What is The Sick Dimension, and who put it out?

Nikki Nair has signed to dh2, the dance-focused sublabel of Dirty Hit run by George Daniel of The 1975, and his debut there is the four-track EP The Sick Dimension, out August 7. The lead single Default Mode is already up, alongside Odd Sympathy, Please Do Not and One Hundred. Nair describes the record as the sound of going back to basics: digging for old house, leaning on a pile of strange gear and threading his own voice through the tracks.

"This record was me using all of the weird gear that I have, and getting back into digging for old house music. I think it led to something good."

Why does a Nikki Nair house record matter?

The Atlanta producer built his name on warped, hyperactive club and bass music that never sat still. Turning toward drum-driven, old-school house is a deliberate move, not a retreat, and it is his first solo outing since last summer's Violence Is The Answer on Future Classic. When a producer this restless decides to slow down and study the canon, the result tends to be jacking house with the corners left rough, not a nostalgia exercise.

What is dh2, and why is George Daniel building it?

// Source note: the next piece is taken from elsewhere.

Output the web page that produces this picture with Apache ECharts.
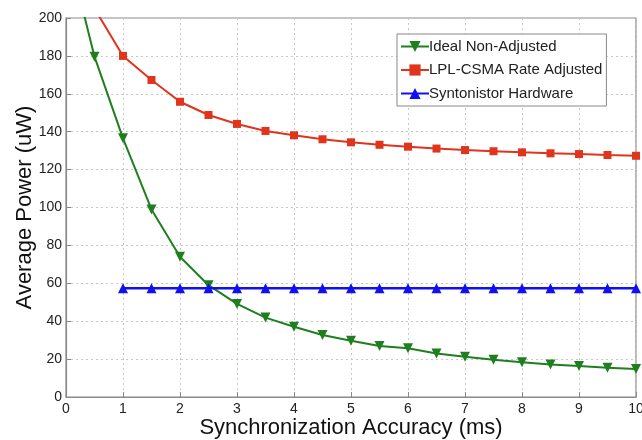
<!DOCTYPE html>
<html>
<head>
<meta charset="utf-8">
<script src="https://cdn.jsdelivr.net/npm/echarts@6/dist/echarts.min.js"></script>
<style>
  html, body { margin: 0; padding: 0; background: #fff; }
  #chart { width: 642px; height: 440px; }
</style>
</head>
<body>
<div id="chart"></div>
<script>
// x values (ms)
const idealX = [0, 0.5, 1, 1.5, 2, 2.5, 3, 3.5, 4, 4.5, 5, 5.5, 6, 6.5, 7, 7.5, 8, 8.5, 9, 9.5, 10];
const idealY = [240, 179.6, 136.5, 99, 74, 59, 49.1, 41.9, 37.1, 32.7, 29.7, 26.9, 25.7, 23, 21.3, 19.7, 18.3, 17.2, 16.4, 15.5, 14.8];

const lplX = [0.5, 1, 1.5, 2, 2.5, 3, 3.5, 4, 4.5, 5, 5.5, 6, 6.5, 7, 7.5, 8, 8.5, 9, 9.5, 10];
const lplY = [205, 180, 167.3, 155.8, 148.8, 144.1, 140.4, 138.1, 136, 134.4, 133.1, 132.1, 131.1, 130.3, 129.7, 129.1, 128.6, 128.2, 127.7, 127.3];

const syntX = [1, 1.5, 2, 2.5, 3, 3.5, 4, 4.5, 5, 5.5, 6, 6.5, 7, 7.5, 8, 8.5, 9, 9.5, 10];
const syntY = [57.4, 57.4, 57.4, 57.4, 57.4, 57.4, 57.4, 57.4, 57.4, 57.4, 57.4, 57.4, 57.4, 57.4, 57.4, 57.4, 57.4, 57.4, 57.4];

const seriesNames = ['Ideal Non-Adjusted', 'LPL-CSMA Rate Adjusted', 'Syntonistor Hardware'];

const pair = (xs, ys) => xs.map((x, i) => {
  // points above the visible range carry no marker
  if (ys[i] > 200) {
    return { value: [x, ys[i]], symbol: 'none' };
  }
  return [x, ys[i]];
});

const font = 'Liberation Sans, Arial, sans-serif';

const chart = echarts.init(document.getElementById('chart'), null, { renderer: 'canvas' });

const axisCommon = {
  axisLine: { lineStyle: { color: '#8a8a8a', width: 1.2 } },
  axisTick: { inside: true, length: 5, lineStyle: { color: '#8a8a8a' } },
  axisLabel: { color: '#222', fontSize: 14, fontFamily: font },
  splitLine: { show: true, lineStyle: { color: '#c8c8c8', type: [2, 3], width: 1 } },
  nameLocation: 'middle',
  nameMoveOverlap: false,
  nameTextStyle: { color: '#111', fontSize: 22, fontFamily: font }
};

chart.setOption({
  animation: false,
  backgroundColor: '#fff',
  grid: {
    left: 66,
    right: 6,
    top: 18,
    bottom: 43,
    outerBoundsMode: 'none',
    containLabel: false,
    show: true,
    borderColor: '#8a8a8a',
    borderWidth: 1.2
  },
  legend: {
    orient: 'vertical',
    left: 397,
    top: 34,
    itemWidth: 28,
    itemHeight: 14,
    itemGap: 8.5,
    padding: [5, 4, 5, 3],
    backgroundColor: '#fff',
    borderColor: '#888',
    borderWidth: 1,
    borderRadius: 0,
    textStyle: { color: '#222', fontSize: 15, fontFamily: font, padding: [0, 0, 0, -5] },
    data: seriesNames
  },
  xAxis: Object.assign({}, axisCommon, {
    type: 'value',
    min: 0,
    max: 10,
    interval: 1,
    name: 'Synchronization Accuracy (ms)',
    nameGap: 20,
    axisLabel: Object.assign({}, axisCommon.axisLabel, { margin: 5 })
  }),
  yAxis: Object.assign({}, axisCommon, {
    type: 'value',
    min: 0,
    max: 200,
    interval: 20,
    name: 'Average Power (uW)',
    nameGap: 30,
    axisLabel: Object.assign({}, axisCommon.axisLabel, { margin: 4 })
  }),
  series: [
    {
      name: seriesNames[0],
      type: 'line',
      data: pair(idealX, idealY),
      symbol: 'triangle',
      symbolRotate: 180,
      symbolSize: 10,
      clip: true,
      color: '#1f7f1f',
      lineStyle: { width: 2, color: '#1f7f1f' },
      itemStyle: { color: '#1f7f1f' }
    },
    {
      name: seriesNames[1],
      type: 'line',
      data: pair(lplX, lplY),
      symbol: 'rect',
      symbolSize: 8,
      clip: true,
      color: '#e0341c',
      lineStyle: { width: 2, color: '#e0341c' },
      itemStyle: { color: '#e0341c' }
    },
    {
      name: seriesNames[2],
      type: 'line',
      data: pair(syntX, syntY),
      symbol: 'triangle',
      symbolSize: 10,
      clip: true,
      color: '#1010f0',
      lineStyle: { width: 2.5, color: '#1010f0' },
      itemStyle: { color: '#1010f0' }
    }
  ]
});
</script>
</body>
</html>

dh2 is Dirty Hit's dance arm, steered by George Daniel, the drummer and producer in The 1975. That puts indie-pop infrastructure and money behind underground club music, and a signing like Nair is the clearest signal yet that the label wants credibility on the floor rather than crossover singles. For an independent dance label, landing a producer with this much underground respect is a statement of intent.